Problem requirements
Return the lines from the one with "Write the matplotlib code for this chart." through the one with "1.05e3, 7.8e2, 3.5e2]", exactly as they appear and with no pictures.

---------- Given records ----------

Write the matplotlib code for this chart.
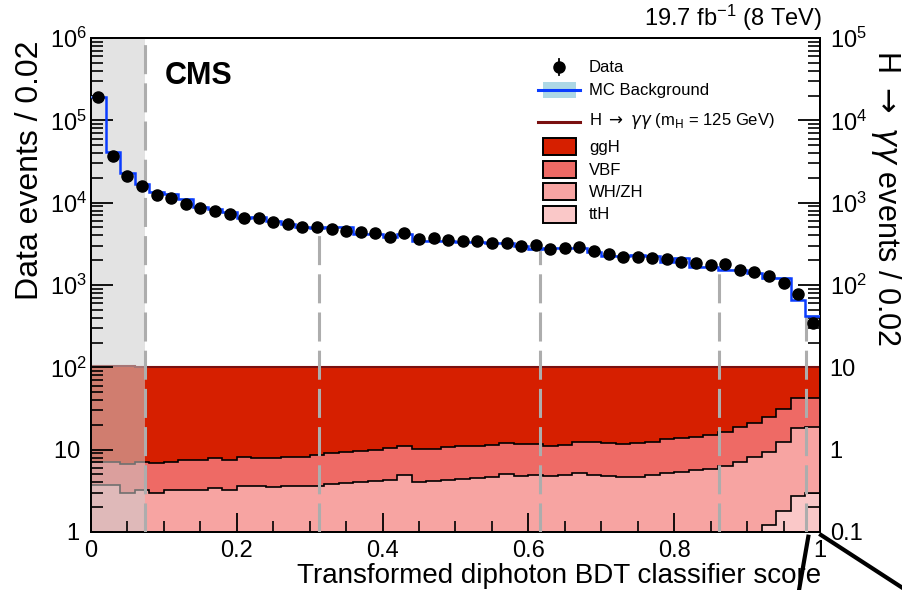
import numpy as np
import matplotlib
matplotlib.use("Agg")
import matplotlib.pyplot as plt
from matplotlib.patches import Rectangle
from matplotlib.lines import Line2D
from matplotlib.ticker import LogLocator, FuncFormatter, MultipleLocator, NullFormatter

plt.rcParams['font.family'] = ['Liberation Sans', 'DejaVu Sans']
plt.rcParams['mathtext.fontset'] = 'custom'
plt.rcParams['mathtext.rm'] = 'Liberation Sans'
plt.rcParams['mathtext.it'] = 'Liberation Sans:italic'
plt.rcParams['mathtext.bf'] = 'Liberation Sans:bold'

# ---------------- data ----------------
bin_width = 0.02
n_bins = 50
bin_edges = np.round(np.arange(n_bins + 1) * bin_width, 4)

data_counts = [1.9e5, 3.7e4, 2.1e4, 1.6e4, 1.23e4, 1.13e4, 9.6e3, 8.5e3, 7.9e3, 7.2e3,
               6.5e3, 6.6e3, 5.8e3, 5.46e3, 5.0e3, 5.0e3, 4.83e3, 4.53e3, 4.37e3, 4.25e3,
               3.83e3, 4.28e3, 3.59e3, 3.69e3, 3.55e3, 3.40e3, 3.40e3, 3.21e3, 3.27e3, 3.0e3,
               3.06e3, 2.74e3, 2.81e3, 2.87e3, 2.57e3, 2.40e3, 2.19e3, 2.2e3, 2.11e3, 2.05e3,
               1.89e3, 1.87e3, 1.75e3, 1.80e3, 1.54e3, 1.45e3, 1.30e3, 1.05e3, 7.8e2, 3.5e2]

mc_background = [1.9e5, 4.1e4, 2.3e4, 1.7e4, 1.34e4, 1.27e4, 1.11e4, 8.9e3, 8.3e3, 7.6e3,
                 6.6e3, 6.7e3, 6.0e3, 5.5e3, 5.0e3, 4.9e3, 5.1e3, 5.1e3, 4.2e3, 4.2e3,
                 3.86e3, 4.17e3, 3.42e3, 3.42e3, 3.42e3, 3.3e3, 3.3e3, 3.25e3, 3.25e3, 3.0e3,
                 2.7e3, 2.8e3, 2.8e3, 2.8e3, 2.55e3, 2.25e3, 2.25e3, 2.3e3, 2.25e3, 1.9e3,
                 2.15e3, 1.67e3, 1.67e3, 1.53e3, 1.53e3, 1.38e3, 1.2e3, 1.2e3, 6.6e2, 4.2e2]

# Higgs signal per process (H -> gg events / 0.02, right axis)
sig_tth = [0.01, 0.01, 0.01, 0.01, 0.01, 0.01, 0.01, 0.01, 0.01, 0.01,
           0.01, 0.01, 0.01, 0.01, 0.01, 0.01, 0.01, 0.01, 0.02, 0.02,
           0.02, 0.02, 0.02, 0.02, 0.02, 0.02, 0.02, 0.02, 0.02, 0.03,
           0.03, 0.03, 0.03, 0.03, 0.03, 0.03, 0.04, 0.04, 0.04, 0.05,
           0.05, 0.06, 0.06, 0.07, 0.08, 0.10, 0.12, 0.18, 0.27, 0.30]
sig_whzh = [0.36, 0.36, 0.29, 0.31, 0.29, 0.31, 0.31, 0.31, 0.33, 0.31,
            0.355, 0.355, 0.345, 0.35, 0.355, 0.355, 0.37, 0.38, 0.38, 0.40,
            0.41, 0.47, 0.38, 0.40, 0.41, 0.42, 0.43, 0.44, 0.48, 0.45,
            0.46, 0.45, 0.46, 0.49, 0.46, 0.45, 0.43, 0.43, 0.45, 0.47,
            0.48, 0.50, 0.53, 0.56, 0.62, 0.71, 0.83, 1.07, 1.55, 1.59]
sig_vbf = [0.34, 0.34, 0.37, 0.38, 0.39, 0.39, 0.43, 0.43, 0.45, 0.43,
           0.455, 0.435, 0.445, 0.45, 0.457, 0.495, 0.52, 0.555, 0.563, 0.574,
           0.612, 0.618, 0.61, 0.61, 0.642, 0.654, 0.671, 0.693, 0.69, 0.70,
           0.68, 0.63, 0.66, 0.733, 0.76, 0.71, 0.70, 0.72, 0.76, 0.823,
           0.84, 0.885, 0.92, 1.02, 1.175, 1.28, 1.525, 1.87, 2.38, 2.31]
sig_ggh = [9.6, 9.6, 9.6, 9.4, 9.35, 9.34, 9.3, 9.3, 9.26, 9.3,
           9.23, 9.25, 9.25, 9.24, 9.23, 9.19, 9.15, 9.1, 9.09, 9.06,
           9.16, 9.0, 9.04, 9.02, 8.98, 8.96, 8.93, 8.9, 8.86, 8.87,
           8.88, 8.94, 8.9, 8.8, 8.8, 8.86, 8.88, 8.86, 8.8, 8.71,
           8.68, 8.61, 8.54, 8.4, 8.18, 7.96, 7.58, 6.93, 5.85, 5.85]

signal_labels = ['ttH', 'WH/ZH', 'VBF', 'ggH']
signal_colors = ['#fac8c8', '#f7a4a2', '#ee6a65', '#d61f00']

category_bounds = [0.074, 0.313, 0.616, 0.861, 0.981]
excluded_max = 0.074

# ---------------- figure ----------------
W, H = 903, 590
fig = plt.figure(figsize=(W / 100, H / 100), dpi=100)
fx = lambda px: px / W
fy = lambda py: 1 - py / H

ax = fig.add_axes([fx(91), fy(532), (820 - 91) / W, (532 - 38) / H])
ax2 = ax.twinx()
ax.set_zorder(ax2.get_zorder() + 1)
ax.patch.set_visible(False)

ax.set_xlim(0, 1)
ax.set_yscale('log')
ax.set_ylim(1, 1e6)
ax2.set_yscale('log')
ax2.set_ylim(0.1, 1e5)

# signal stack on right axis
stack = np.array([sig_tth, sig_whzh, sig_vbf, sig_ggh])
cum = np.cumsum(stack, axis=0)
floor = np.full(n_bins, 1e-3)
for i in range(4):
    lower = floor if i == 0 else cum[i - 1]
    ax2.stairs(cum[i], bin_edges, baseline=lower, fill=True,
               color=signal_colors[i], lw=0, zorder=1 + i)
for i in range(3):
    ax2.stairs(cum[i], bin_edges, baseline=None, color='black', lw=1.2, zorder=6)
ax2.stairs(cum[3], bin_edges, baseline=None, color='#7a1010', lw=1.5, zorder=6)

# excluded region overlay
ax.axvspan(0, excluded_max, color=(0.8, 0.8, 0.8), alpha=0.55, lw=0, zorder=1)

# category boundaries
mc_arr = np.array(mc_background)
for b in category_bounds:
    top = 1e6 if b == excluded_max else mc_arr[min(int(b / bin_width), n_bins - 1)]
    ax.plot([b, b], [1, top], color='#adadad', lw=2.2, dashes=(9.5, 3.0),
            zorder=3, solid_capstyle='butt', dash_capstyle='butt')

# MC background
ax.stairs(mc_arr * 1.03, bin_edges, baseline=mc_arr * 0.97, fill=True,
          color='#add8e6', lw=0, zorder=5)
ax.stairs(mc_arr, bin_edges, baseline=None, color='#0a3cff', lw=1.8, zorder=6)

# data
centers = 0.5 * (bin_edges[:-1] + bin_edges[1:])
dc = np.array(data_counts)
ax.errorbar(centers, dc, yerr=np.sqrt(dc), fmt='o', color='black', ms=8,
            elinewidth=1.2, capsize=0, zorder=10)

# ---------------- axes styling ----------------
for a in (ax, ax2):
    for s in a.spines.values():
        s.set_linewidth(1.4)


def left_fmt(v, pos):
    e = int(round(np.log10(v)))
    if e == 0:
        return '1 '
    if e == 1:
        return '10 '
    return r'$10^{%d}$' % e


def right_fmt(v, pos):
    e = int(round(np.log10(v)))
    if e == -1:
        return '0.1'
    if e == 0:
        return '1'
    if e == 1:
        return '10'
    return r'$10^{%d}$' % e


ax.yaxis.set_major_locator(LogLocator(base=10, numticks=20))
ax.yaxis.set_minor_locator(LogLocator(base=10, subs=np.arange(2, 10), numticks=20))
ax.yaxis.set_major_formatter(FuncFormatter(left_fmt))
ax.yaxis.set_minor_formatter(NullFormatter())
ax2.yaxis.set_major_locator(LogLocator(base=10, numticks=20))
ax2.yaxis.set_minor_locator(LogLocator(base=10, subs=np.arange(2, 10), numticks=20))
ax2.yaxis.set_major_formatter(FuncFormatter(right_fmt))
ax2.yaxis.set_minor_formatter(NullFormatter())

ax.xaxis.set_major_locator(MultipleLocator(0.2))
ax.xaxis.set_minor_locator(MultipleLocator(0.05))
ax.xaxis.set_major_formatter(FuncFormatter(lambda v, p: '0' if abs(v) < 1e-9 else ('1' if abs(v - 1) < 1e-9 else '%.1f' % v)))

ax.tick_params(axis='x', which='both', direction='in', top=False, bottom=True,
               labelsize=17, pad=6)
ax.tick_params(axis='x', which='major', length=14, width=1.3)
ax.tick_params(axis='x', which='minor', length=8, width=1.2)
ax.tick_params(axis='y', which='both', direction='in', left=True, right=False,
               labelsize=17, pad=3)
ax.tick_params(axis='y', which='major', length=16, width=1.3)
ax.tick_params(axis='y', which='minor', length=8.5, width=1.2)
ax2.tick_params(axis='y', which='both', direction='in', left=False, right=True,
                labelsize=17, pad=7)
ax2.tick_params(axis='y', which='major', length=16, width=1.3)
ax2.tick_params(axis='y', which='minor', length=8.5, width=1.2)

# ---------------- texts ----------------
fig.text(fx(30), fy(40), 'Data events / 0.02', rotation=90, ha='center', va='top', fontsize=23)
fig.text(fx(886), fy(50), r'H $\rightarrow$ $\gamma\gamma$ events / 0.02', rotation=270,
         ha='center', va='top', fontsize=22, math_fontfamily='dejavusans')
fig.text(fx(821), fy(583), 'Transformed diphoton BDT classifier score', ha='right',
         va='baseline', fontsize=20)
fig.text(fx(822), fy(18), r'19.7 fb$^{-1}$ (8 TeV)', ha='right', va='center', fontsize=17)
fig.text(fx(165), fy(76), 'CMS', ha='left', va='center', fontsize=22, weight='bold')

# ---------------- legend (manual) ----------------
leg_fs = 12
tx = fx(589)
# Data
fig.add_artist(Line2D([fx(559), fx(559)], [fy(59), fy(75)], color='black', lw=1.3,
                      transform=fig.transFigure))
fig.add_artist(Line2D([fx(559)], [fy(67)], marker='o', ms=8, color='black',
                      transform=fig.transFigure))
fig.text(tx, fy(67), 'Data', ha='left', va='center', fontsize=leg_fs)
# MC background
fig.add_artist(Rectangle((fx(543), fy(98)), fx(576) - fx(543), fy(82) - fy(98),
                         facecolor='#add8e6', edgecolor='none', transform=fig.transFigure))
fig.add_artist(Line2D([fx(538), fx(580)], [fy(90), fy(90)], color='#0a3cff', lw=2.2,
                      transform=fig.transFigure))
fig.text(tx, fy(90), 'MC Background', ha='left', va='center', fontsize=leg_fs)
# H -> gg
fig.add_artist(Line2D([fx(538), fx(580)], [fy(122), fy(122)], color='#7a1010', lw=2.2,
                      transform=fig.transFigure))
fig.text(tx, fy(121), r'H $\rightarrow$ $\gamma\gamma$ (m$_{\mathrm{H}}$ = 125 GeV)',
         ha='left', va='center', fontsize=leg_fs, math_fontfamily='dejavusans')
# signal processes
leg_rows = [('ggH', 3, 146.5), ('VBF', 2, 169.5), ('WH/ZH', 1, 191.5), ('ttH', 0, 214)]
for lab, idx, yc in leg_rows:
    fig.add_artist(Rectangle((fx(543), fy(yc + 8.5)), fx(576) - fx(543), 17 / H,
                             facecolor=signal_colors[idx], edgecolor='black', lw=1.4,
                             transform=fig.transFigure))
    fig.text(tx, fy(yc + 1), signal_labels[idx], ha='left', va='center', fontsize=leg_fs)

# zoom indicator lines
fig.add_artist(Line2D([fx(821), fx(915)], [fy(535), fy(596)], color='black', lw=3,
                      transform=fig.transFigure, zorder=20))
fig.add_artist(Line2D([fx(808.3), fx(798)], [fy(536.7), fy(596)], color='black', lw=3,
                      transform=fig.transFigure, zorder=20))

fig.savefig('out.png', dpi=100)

----------
---------- Given records ----------

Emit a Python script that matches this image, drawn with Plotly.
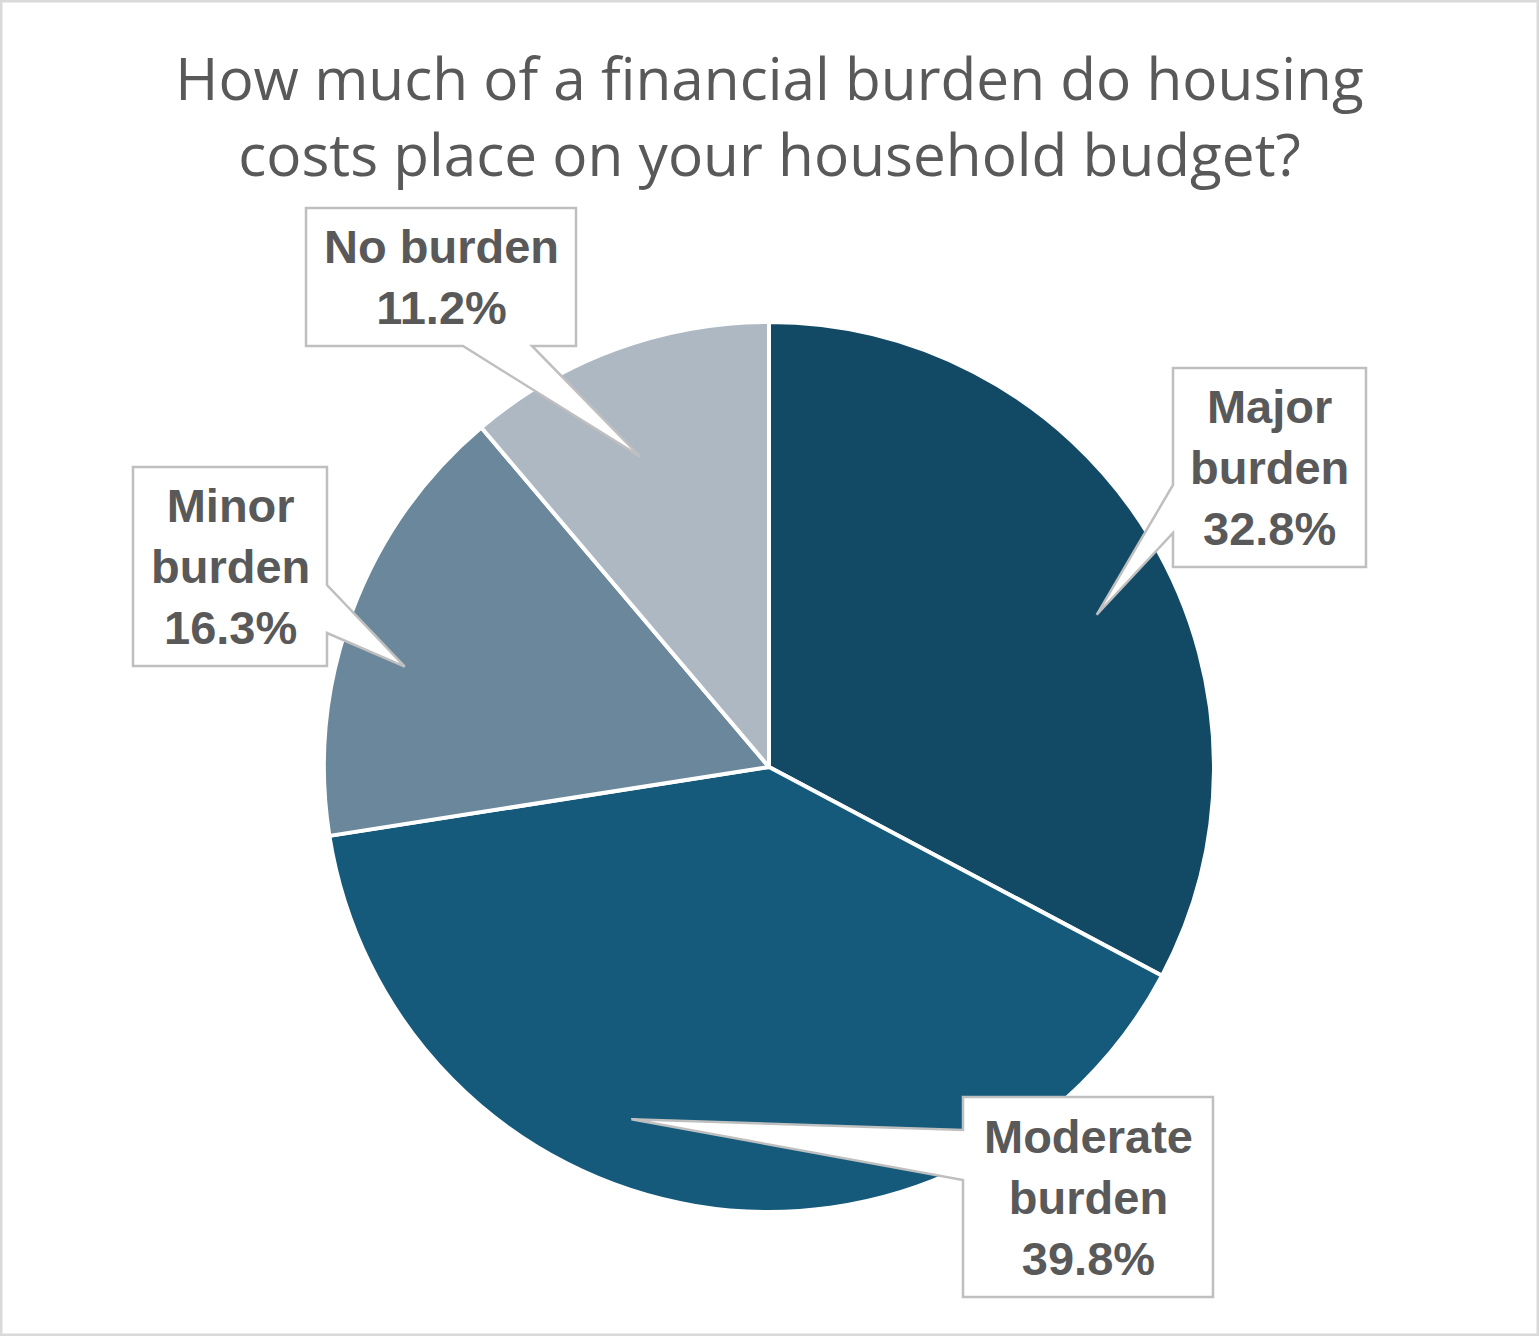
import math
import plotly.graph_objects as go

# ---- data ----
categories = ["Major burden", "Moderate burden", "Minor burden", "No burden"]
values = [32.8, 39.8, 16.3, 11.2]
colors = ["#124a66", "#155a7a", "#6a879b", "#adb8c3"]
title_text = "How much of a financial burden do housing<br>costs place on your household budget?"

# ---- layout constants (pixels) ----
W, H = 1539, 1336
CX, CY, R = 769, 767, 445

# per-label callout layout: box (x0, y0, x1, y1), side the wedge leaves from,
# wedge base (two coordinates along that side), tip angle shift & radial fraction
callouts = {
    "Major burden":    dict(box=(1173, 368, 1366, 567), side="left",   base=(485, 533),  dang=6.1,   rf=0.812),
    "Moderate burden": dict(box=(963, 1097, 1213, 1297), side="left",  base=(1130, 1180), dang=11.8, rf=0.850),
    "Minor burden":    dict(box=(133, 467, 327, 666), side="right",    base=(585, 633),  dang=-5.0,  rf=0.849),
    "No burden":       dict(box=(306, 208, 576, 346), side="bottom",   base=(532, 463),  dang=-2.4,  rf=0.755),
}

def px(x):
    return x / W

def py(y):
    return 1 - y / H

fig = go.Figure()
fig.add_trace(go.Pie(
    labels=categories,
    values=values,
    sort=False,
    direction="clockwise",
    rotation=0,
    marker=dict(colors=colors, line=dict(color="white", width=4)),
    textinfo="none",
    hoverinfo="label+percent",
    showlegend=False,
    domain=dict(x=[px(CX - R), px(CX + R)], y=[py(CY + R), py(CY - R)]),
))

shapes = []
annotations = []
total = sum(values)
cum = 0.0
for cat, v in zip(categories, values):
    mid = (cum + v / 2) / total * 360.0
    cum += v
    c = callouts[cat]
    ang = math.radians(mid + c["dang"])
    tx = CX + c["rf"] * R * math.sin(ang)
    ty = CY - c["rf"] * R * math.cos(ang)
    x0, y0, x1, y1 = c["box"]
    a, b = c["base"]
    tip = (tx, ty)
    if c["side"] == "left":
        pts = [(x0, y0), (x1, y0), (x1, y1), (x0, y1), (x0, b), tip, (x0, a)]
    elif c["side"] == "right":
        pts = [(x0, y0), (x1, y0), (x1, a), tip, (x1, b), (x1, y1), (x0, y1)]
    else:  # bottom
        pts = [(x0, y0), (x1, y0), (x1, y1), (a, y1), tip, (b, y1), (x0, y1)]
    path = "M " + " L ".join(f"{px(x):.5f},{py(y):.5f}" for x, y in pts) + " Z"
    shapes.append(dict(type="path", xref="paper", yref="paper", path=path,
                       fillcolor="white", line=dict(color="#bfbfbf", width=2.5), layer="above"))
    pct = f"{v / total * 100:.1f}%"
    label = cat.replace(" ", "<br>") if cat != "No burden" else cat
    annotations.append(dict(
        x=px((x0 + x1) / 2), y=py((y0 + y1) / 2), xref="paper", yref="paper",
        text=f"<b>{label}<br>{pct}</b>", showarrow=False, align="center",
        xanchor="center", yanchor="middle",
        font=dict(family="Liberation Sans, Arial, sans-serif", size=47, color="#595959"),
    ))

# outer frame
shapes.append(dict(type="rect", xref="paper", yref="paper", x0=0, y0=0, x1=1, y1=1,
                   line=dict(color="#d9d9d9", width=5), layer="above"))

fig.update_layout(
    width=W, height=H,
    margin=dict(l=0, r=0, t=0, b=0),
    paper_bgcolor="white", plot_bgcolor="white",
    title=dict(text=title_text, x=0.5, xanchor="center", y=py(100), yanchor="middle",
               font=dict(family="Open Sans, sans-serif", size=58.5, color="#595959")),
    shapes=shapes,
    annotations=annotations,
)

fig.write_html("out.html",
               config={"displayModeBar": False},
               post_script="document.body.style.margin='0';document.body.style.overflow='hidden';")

----------

Correct response
Write the matplotlib code for this chart.
import numpy as np
import matplotlib
matplotlib.use("Agg")
import matplotlib.pyplot as plt
from matplotlib.patches import Rectangle
from matplotlib.lines import Line2D
from matplotlib.ticker import LogLocator, FuncFormatter, MultipleLocator, NullFormatter

plt.rcParams['font.family'] = ['Liberation Sans', 'DejaVu Sans']
plt.rcParams['mathtext.fontset'] = 'custom'
plt.rcParams['mathtext.rm'] = 'Liberation Sans'
plt.rcParams['mathtext.it'] = 'Liberation Sans:italic'
plt.rcParams['mathtext.bf'] = 'Liberation Sans:bold'

# ---------------- data ----------------
bin_width = 0.02
n_bins = 50
bin_edges = np.round(np.arange(n_bins + 1) * bin_width, 4)

data_counts = [1.9e5, 3.7e4, 2.1e4, 1.6e4, 1.23e4, 1.13e4, 9.6e3, 8.5e3, 7.9e3, 7.2e3,
               6.5e3, 6.6e3, 5.8e3, 5.46e3, 5.0e3, 5.0e3, 4.83e3, 4.53e3, 4.37e3, 4.25e3,
               3.83e3, 4.28e3, 3.59e3, 3.69e3, 3.55e3, 3.40e3, 3.40e3, 3.21e3, 3.27e3, 3.0e3,
               3.06e3, 2.74e3, 2.81e3, 2.87e3, 2.57e3, 2.40e3, 2.19e3, 2.2e3, 2.11e3, 2.05e3,
               1.89e3, 1.87e3, 1.75e3, 1.80e3, 1.54e3, 1.45e3, 1.30e3, 1.05e3, 7.8e2, 3.5e2]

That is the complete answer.